— Господа присяжные, думаю, дело покажется вам абсолютно ясным...
Дей Трабл, который так серьезно говорил с ней о наркотиках, излагал свои религиозные убеждения, что человек должен терпеть страдания, ниспосланные ему Богом, и что, во всяком случае, не другие, а он сам делает выбор, принимать их или отвергать... Если он просто не пытался втереться к ней в доверие, то избрал странную тему, чтобы пустить ей пыль в глаза. Это привело Тинку к мысли о наркотиках. Почему Амисту-Анджелу так часто держали под пагубным действием морфия? Катинка думала о предлогах, под которыми Карлайон давал указания ничего не подозревающей (?) миссис Лав вводить жене морфий. Анджела возбуждена, Анджела нуждается в покое, Анджела страшно расстроилась, увидев свое лицо в зеркале... Видела ли в самом деле «Анджела» себя в тот день? Она стояла в холле издавая звуки, похожие на фырканье животного, которые могли означать что угодно. Карлайон заявил, что она плакала, так как наконец увидела свое лицо, проводил ее в спальню, велел дать ей морфий. Следующим днем она вела себя спокойно во время визита Катинки, но вечером снова впала в ужасное состояние — согласно Карлайону, просидевшему с ней всю ночь, -ив результате опять не обошлось без морфия. На рассвете Карлайон отправился в горы, а вечером Анджела-Амиста разбилась насмерть, упав в Таррен-Гоч...
Ставил ли Карлайон силки для кроликов во время прогулки на рассвете?
Дознание подошло к концу. Официальный вердикт: самоубийство в неуравновешенном состоянии и так далее и тому подобное... Выражение соболезнования безутешному супругу и всеобщее мнение, что беда незаслуженно обрушилась на такого прекрасного джентльмена, как мистер Карлайон — ибо Карлайоном ему, очевидно, было суждено оставаться и далее... Катинка вышла на улицу вместе с мисс Эванс.
— Что вы будете делать? Вернетесь домой и постараетесь забыть все это? — допытывалась разносчица молока, прежде чем поспешить по своим делам.
Инспектор Чаки прошел мимо, прямой, как штык, в роскошном костюме из голубого сержа, надетого по столь важному случаю. Карлайон пробирался сквозь толпу; Дей Джоунс и миссис Лав держались позади на почтительном расстоянии, точно два спаниеля, нервно увертывающиеся от собаки Баскервилей. Когда Карлайон догнал Катинку, она тихо поздоровалась.
— Добрый день, — отозвался он. — Я слышал, вы говорили обо мне с полицией.

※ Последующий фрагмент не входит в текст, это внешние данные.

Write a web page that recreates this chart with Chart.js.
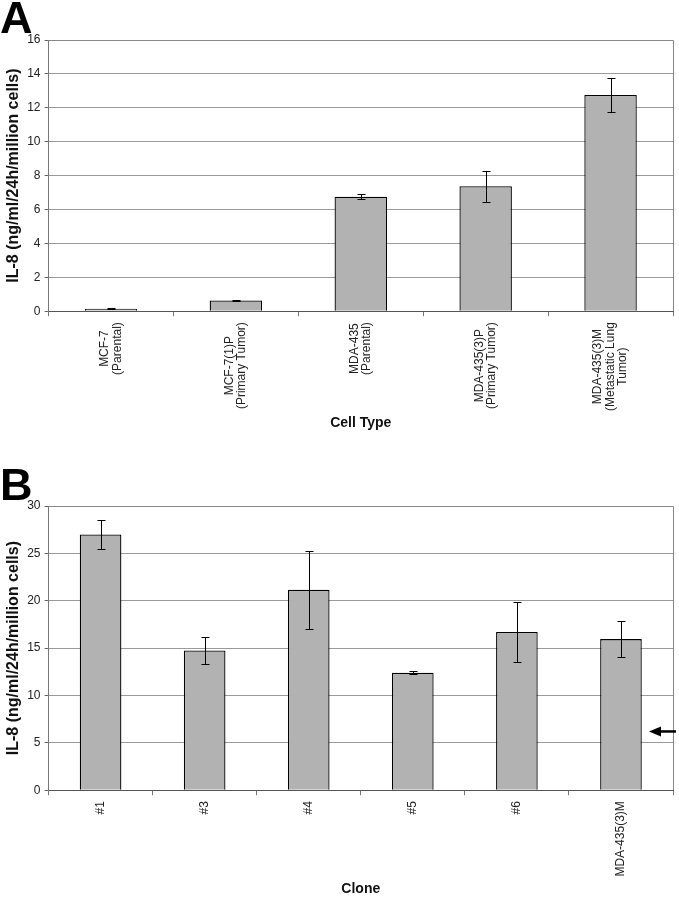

— Полиция говорила со мной.
— Вот как? А я подумал, вы репетировали вашу историю для прессы? Или вы уже успели передать ее по телефону в Лондон?
— Вы очень несправедливы, мистер Карлайон, — сказала Катинка. — Я не сообщила об этом ни слова никому, тем более прессе, и не собираюсь этого делать. А ваше имя я не упоминала ни единой душе, кроме ваших домочадцев.
— Исключая, конечно, полицейского инспектора.
Она вышла из себя.
— Если бы я рассказала инспектору все, что знаю об этом деле, и не утаила бы улику, о которой мне следовало кричать во весь голос, присяжные вынесли бы совсем иной вердикт! Я пошла на колоссальный риск, чтобы защитить ваше имя, а вы только говорите обо мне гадости!.. — Она отвернулась, как обиженный ребенок, чтобы скрыть слезы.
Карлайон остановился у поворота дороги, ведущей к реке.
— Улика? Какая улика?
— Силок для кроликов, который лежал возле тела — рядом с ногами. Мисс Эванс видела его там. Она видела, как вы бросили его в пропасть после того, как туда упала миссис Карлайон. И я тоже видела. Я просила мисс Эванс не говорить об этом, чтобы избавить вас от лишних вопросов. Нас обеих могли отдать под суд за сокрытие доказательств.
Сердце Катинки подскочило при виде смертельной бледности его лица, но он всего лишь холодно произнес:
— Вы поступили очень неразумно, утаив это. Лучше немедленно сообщить об этом инспектору. Вот он — идет впереди нас.